Carriers don't wait for suspension to reclassify you. Most preferred carriers decline new business or non-renew existing policies at 4-6 points, and at 6 points you're already in standard or non-standard territory for most writers. The next ticket doesn't just risk your license — it confirms to every carrier that you're a multi-violation driver with pattern risk, which triggers the highest surcharge tier or declination.
How the 18-Month DMV Window and 3-Year Insurance Lookback Create Two Timelines
Missouri removes points from your DMV total 18 months after the conviction date, not the violation date or the payment date. If you were convicted of a 4-point speeding ticket on March 1, 2024, those points drop off your DMV calculation on September 1, 2025. Your total recalculates daily as convictions age out.
Insurance carriers run a separate lookback — most pull your motor vehicle record at renewal and surcharge any moving violation dated within the past 36 months, regardless of whether the DMV still counts the points. That same March 2024 ticket stops affecting your DMV suspension risk in September 2025, but it continues to generate a surcharge on your renewal premium until March 2027.
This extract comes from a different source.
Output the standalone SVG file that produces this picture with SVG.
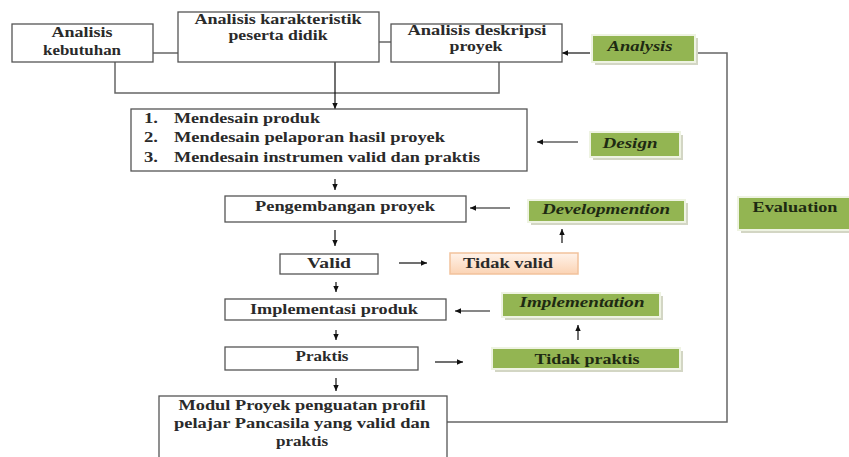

This split creates a gap year where your DMV record is clean but your insurance rate still reflects the violation. Carriers won't automatically remove the surcharge when the DMV points expire — the violation stays in their underwriting system until it crosses the 36-month threshold. You can request a re-rate at renewal if your violation has aged past three years, but most drivers don't know to ask and continue paying the surcharge until the next policy term.
What Happens When You Cross 8 Points: Suspension, Reinstatement, and SR-22
Missouri suspends your license for 30 days the first time you hit 8 points in 18 months. The suspension starts the day the Department of Revenue processes the conviction that pushed you over the threshold — no advance notice, no grace period. If you're convicted on a Friday and the system updates Monday, your license is invalid Monday.
Reinstatement after a points suspension requires a $20 reinstatement fee and proof of insurance, but Missouri does not require SR-22 filing for a points-only suspension. SR-22 triggers separately — for DUI, driving without insurance, or accumulating two major violations in 12 months (which overlaps with but is distinct from the 8-point rule). If your 8-point suspension resulted from two speeding tickets, you pay the fee and reinstate without filing. If one of those violations was reckless driving or leaving the scene, SR-22 may apply under the separate major-violation pathway.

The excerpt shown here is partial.